The character of Natasha is difficult to portray on film or television because she ages from a 13-year-old girl in book one to a 28-year-old mother of four at the end of the novel. Several actresses have portrayed Natasha Rostova to critical acclaim.

In 1956, Audrey Hepburn was cast as Natasha in King Vidor's War and Peace. She was nominated for a BAFTA Award for best British actress and for a Golden Globe Award for best actress in a drama production. Moreover, Harlow Robinson writes that Hepburn "makes a visually compelling Natasha...".

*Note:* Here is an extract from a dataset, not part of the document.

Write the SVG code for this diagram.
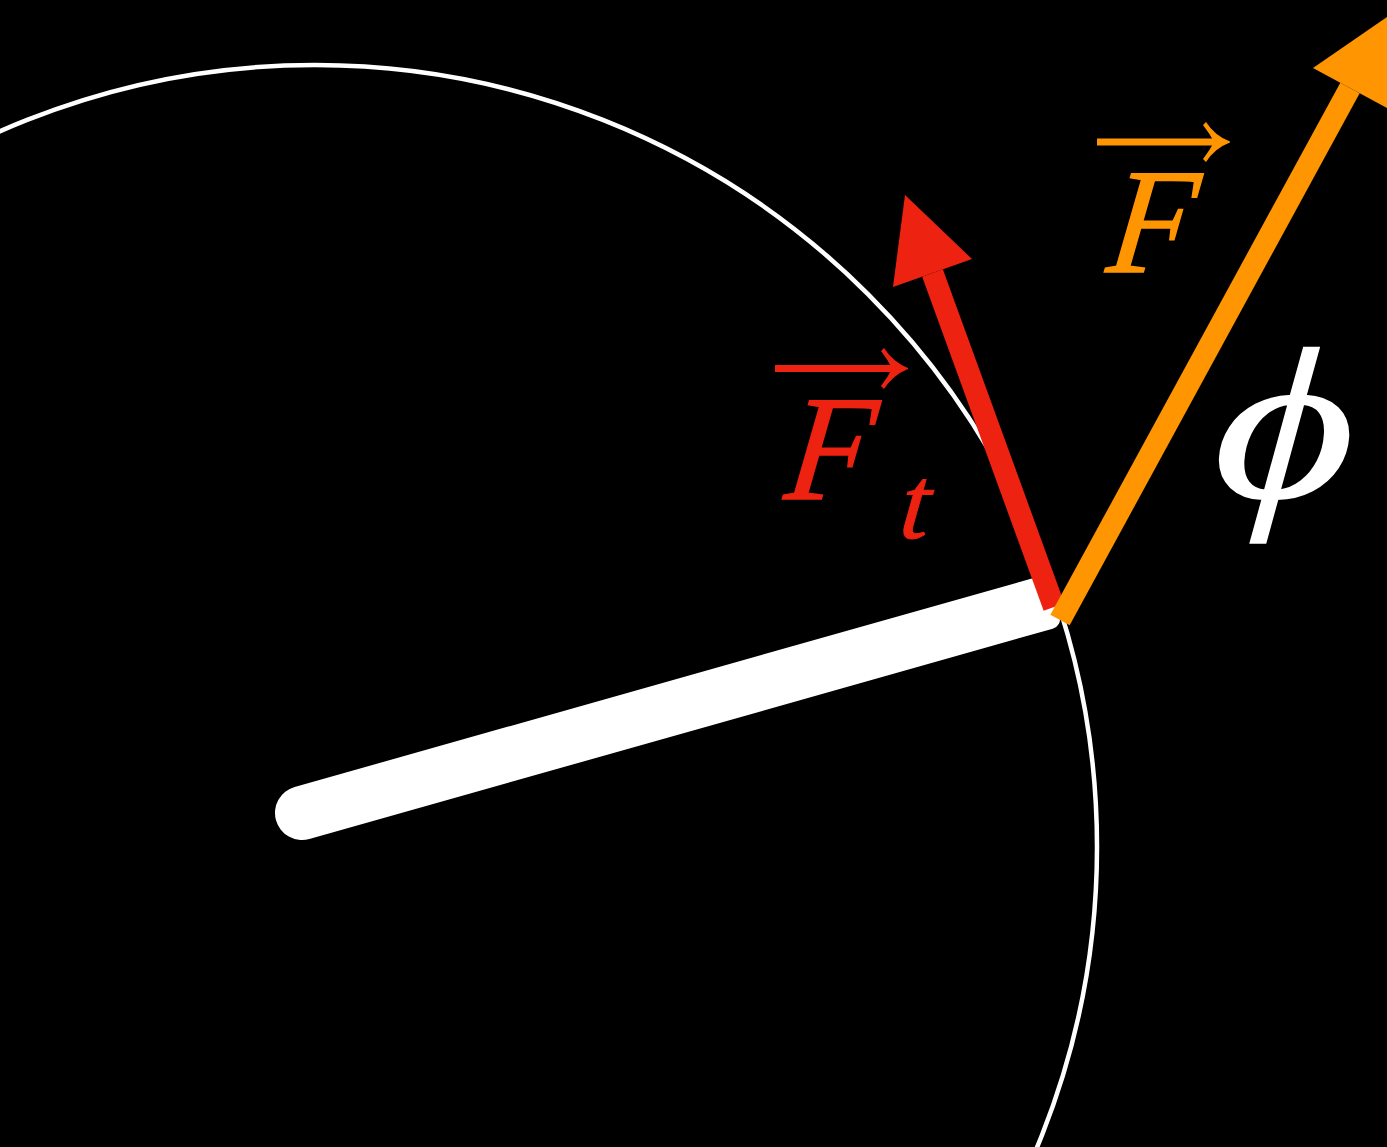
<svg xmlns="http://www.w3.org/2000/svg" width="1387" height="1147" viewBox="0 0 1387 1147">
<style>
.lbl{font-family:"Liberation Serif","Times New Roman",serif;font-style:italic;}
</style>
<rect width="1387" height="1147" fill="#000"/>
<g id="circle"><circle cx="315" cy="847" r="782" fill="none" stroke="#fff" stroke-width="4.5"/></g>
<g id="rod"><path d="M294.65,787 L1038.03,576.72 A10,10 0 0 1 1050.37,583.62 L1059.63,616.38 A10,10 0 0 1 1052.73,628.72 L309.35,839 A27,27 0 0 1 294.65,787 Z" fill="#fff"/></g>
<g id="connectors">
<g id="force-t">
<line x1="1054" y1="607" x2="932.5" y2="273" stroke="#ee2211" stroke-width="22"/>
<polygon points="905,195 972,259 893,287" fill="#ee2211"/>
</g>
<g id="force">
<line x1="1060" y1="620" x2="1350" y2="88" stroke="#ff9500" stroke-width="22"/>
<polygon points="1390,15 1387,108 1313,68" fill="#ff9500"/>
</g>
</g>
<g id="label-F">
<path d="M1097,138.5 H1222 V145.5 H1097 Z" fill="#ff9500"/>
<path d="M1203,125 L1206,122 Q1215,136 1230,141.5 L1230,142.5 Q1215,148 1206,162 L1203,159 Q1210,150 1214,142 Q1210,134 1203,125 Z" fill="#ff9500"/>
<text class="lbl" transform="translate(1105,272) skewX(-7) scale(0.93,1)" font-size="150" fill="#ff9500" stroke="#ff9500" stroke-width="1.5">F</text>
</g>
<g id="label-Ft">
<path d="M775,365 H900 V372 H775 Z" fill="#ee2211"/>
<path d="M881,351 L884,348 Q893,362 908,368 L908,369 Q893,375 884,389 L881,386 Q888,377 892,368.5 Q888,360 881,351 Z" fill="#ee2211"/>
<text class="lbl" transform="translate(783,499) skewX(-7) scale(0.93,1)" font-size="150" fill="#ee2211" stroke="#ee2211" stroke-width="1.5">F</text>
<text class="lbl" transform="translate(898,538) skewX(-6)" font-size="104" fill="#ee2211" stroke="#ee2211" stroke-width="1">t</text>
</g>
<g id="label-phi">
<text class="lbl" transform="translate(1212,497) skewX(-3) scale(1.25,1)" font-size="215" fill="#fff" stroke="#fff" stroke-width="2">ϕ</text>
</g>
</svg>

Other performances include those of Morag Hood in the 1972 BBC miniseries with Anthony Hopkins as Pierre, Ludmila Savelyeva in Sergei Bondarchuk's adaptation, Clémence Poésy in the 2007 miniseries and Denée Benton (Phillipa Soo Off-Broadway) in the New York musical adaptation, Natasha, Pierre & The Great Comet of 1812, which received 12 Tony nominations in 2017. In the 2016 BBC One six-part drama based on the novel, Lily James played Natasha Rostova.

==Scholarly reception==
The Encyclopedia of Literature remarks that Natasha "is undoubtedly Tolstoy's ideal woman," while the Academic American Encyclopedia describes her as "the embodiment of impulsiveness and spontaneity...". The transformation of her character towards the end of the novel from a joyous, spirited 'waif-like' beauty into a plump, rather slatternly woman who is only interested in her husband and children has been criticized. Dorothea Barrett compares this to the description of a matronly Dinah Morris at the end of Adam Bede, which she calls 'inappropriate, almost humiliating'.